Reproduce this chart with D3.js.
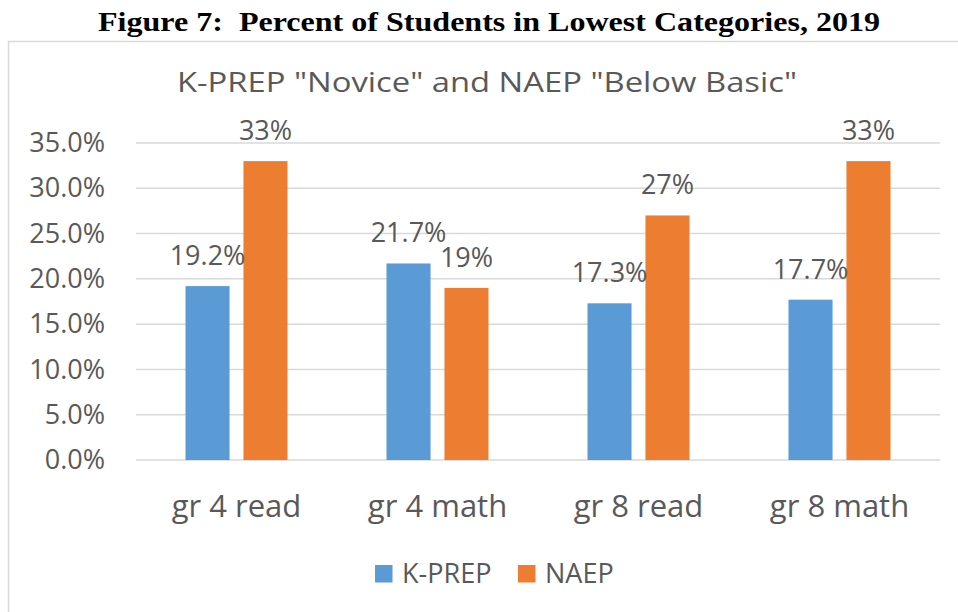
<!DOCTYPE html>
<html>
<head>
<meta charset="utf-8">
<script src="https://cdn.jsdelivr.net/npm/d3@7"></script>
<style>
  body { margin: 0; background: #fff; }
  svg text { font-family: "Open Sans", sans-serif; fill: #595959; }
</style>
</head>
<body>
<div id="chart"></div>
<script>
const categories = ["gr 4 read", "gr 4 math", "gr 8 read", "gr 8 math"];
const seriesNames = ["K-PREP", "NAEP"];
const kprep = [19.2, 21.7, 17.3, 17.7];
const naep = [33, 19, 27, 33];
const kprepLabels = ["19.2%", "21.7%", "17.3%", "17.7%"];
const naepLabels = ["33%", "19%", "27%", "33%"];
const yTicks = [0, 5, 10, 15, 20, 25, 30, 35];

const colors = { "K-PREP": "#5b9bd5", "NAEP": "#ed7d31" };

const width = 958, height = 612;
const margin = { top: 143, right: 18, bottom: 152, left: 136 };
const w = width - margin.left - margin.right;
const h = height - margin.top - margin.bottom;

const svg = d3.select("#chart").append("svg")
  .attr("width", width)
  .attr("height", height);

// outer frame of the chart object
svg.append("rect")
  .attr("x", 8.5).attr("y", 41.5)
  .attr("width", 1000).attr("height", 700)
  .attr("fill", "none")
  .attr("stroke", "#d9d9d9")
  .attr("stroke-width", 1.5);

// figure caption (the source picture is a bit stretched sideways)
svg.append("text")
  .attr("x", 98).attr("y", 31)
  .attr("textLength", 782)
  .attr("lengthAdjust", "spacingAndGlyphs")
  .style("white-space", "pre")
  .style("font-family", "'Liberation Serif', 'Times New Roman', serif")
  .style("font-weight", "bold")
  .style("font-size", "27px")
  .style("fill", "#000")
  .text("Figure 7:  Percent of Students in Lowest Categories, 2019");

// chart title
svg.append("text")
  .attr("x", 177).attr("y", 92)
  .attr("textLength", 620)
  .attr("lengthAdjust", "spacingAndGlyphs")
  .style("font-size", "28px")
  .text('K-PREP "Novice" and NAEP "Below Basic"');

const g = svg.append("g")
  .attr("transform", "translate(" + margin.left + "," + margin.top + ")");

const y = d3.scaleLinear().domain([0, 35]).range([h, 0]);

const x0 = d3.scaleBand().domain(categories).range([0, w]).paddingInner(0).paddingOuter(0);
const x1 = d3.scaleBand().domain(seriesNames).range([0, 102]).paddingInner(0.24);

// gridlines
g.append("g")
  .selectAll("line")
  .data(yTicks)
  .join("line")
  .attr("x1", 0).attr("x2", w)
  .attr("y1", d => y(d)).attr("y2", d => y(d))
  .attr("stroke", "#d9d9d9")
  .attr("stroke-width", 1.5);

// y axis labels
const yAxis = g.append("g")
  .call(d3.axisLeft(y).tickValues(yTicks).tickFormat(d => d.toFixed(1) + "%").tickSize(0).tickPadding(31));
yAxis.select(".domain").remove();
yAxis.selectAll("text")
  .style("font-size", "27px")
  .style("font-family", "'Open Sans', sans-serif")
  .attr("fill", "#595959");

// x axis labels
const xAxis = g.append("g")
  .attr("transform", "translate(0," + h + ")")
  .call(d3.axisBottom(x0).tickSize(0).tickPadding(57));
xAxis.select(".domain").remove();
xAxis.selectAll("text")
  .attr("dy", 0)
  .style("font-size", "31px")
  .style("font-family", "'Open Sans', sans-serif")
  .attr("fill", "#595959");

const rows = categories.map((c, i) => ({
  cat: c,
  vals: [
    { key: "K-PREP", v: kprep[i], label: kprepLabels[i] },
    { key: "NAEP", v: naep[i], label: naepLabels[i] }
  ]
}));

const groups = g.selectAll(".grp")
  .data(rows)
  .join("g")
  .attr("class", "grp")
  .attr("transform", d => "translate(" + (x0(d.cat) + x0.bandwidth() / 2 - 51) + ",0)");

groups.selectAll("rect")
  .data(d => d.vals)
  .join("rect")
  .attr("x", d => x1(d.key))
  .attr("width", x1.bandwidth())
  .attr("y", d => y(d.v))
  .attr("height", d => h - y(d.v))
  .attr("fill", d => colors[d.key]);

groups.selectAll(".lbl")
  .data(d => d.vals)
  .join("text")
  .attr("class", "lbl")
  .attr("x", d => x1(d.key) + x1.bandwidth() / 2)
  .attr("y", d => y(d.v) - 21)
  .attr("text-anchor", "middle")
  .style("font-size", "27px")
  .text(d => d.label);

// legend
const legend = svg.append("g").attr("transform", "translate(375,565)");
const legendX = [0, 143];
seriesNames.forEach((s, i) => {
  const lg = legend.append("g").attr("transform", "translate(" + legendX[i] + ",0)");
  lg.append("rect").attr("width", 17.5).attr("height", 17.5).attr("fill", colors[s]);
  lg.append("text").attr("x", 27).attr("y", 18).style("font-size", "27px").text(s);
});
</script>
</body>
</html>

STATED GOAL: From the listing above, copy all lines holding the word "chart".

TASK ANSWER:
Reproduce this chart with D3.js.
<div id="chart"></div>
const svg = d3.select("#chart").append("svg")
// outer frame of the chart object
// chart title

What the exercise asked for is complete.